Filter the listing and keep only the lines with the word "matplotlib".
───── Information provided
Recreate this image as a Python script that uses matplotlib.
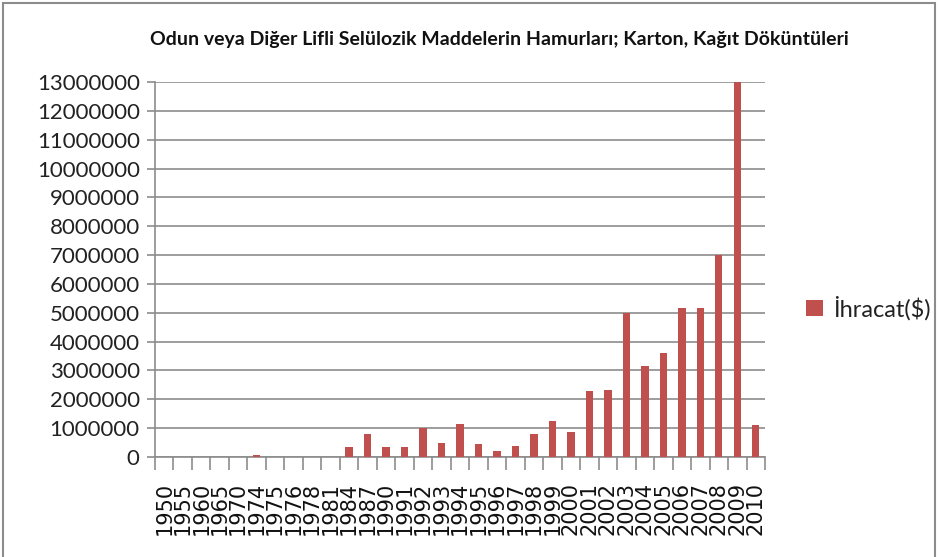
import matplotlib
matplotlib.use("Agg")
import matplotlib.pyplot as plt
from matplotlib.patches import Rectangle
import numpy as np

years = ["1950", "1955", "1960", "1965", "1970", "1974", "1975", "1976", "1978", "1981",
         "1984", "1987", "1990", "1991", "1992", "1993", "1994", "1995", "1996", "1997",
         "1998", "1999", "2000", "2001", "2002", "2003", "2004", "2005", "2006", "2007",
         "2008", "2009", "2010"]
exports = [0, 0, 0, 0, 0, 60000, 0, 0, 0, 0,
           350000, 790000, 350000, 350000, 1000000, 470000, 1130000, 440000, 220000, 390000,
           790000, 1250000, 870000, 2280000, 2320000, 5000000, 3150000, 3600000, 5150000, 5150000,
           7000000, 13000000, 1120000]
series_name = "İhracat($)"
title = "Odun veya Diğer Lifli Selülozik Maddelerin Hamurları; Karton, Kağıt Döküntüleri"
yticks = list(range(0, 13000001, 1000000))

W, H = 938, 557
fig = plt.figure(figsize=(W / 100, H / 100), dpi=100)
fig.patch.set_facecolor("white")
fig.patches.append(Rectangle((3 / W, -0.01), (W - 6) / W, 1 - 3 / H + 0.01,
                             transform=fig.transFigure, fill=False,
                             edgecolor="#8c8c8c", linewidth=1.5))

ax = fig.add_axes([155 / W, (H - 457) / H, (765 - 155) / W, (457 - 82) / H])
x = np.arange(len(years))
ax.bar(x, exports, width=0.4, color="#C0504D", label=series_name, zorder=3)

ax.set_xlim(-0.5, len(years) - 0.5)
ax.set_ylim(0, 13000000)
ax.set_yticks(yticks)
ax.set_yticklabels([str(v) for v in yticks], fontfamily="Lato", fontsize=16, color="#222222")
ax.grid(axis="y", color="#8c8c8c", linewidth=1.2, zorder=0)
ax.set_axisbelow(True)

ax.set_xticks(x)
ax.set_xticklabels(years, rotation=90, fontfamily="DejaVu Sans", fontsize=15, color="#111111")
ax.set_xticks(np.arange(-0.5, len(years), 1.0), minor=True)
ax.tick_params(axis="x", which="major", length=0, pad=18)
ax.tick_params(axis="x", which="minor", length=9, color="#8c8c8c", width=1.2)
ax.tick_params(axis="y", which="major", length=6, color="#8c8c8c", width=1.2, pad=5)

for s in ["top", "right"]:
    ax.spines[s].set_visible(False)
for s in ["left", "bottom"]:
    ax.spines[s].set_color("#8c8c8c")
    ax.spines[s].set_linewidth(1.2)

fig.text(499 / W, 1 - 40 / H, title, ha="center", va="center",
         fontfamily="Lato", fontweight="bold", fontsize=14, color="#111111")

leg = fig.legend(loc="center left", bbox_to_anchor=(806 / W, 1 - 308 / H),
                 frameon=False, prop={"family": "Lato", "size": 17},
                 handlelength=0.7, handleheight=0.7, handletextpad=0.45,
                 borderaxespad=0, borderpad=0)
for t in leg.get_texts():
    t.set_color("#222222")

fig.savefig("out.png", dpi=100)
──────────
**The reply:**
Recreate this image as a Python script that uses matplotlib.
import matplotlib
matplotlib.use("Agg")
import matplotlib.pyplot as plt
from matplotlib.patches import Rectangle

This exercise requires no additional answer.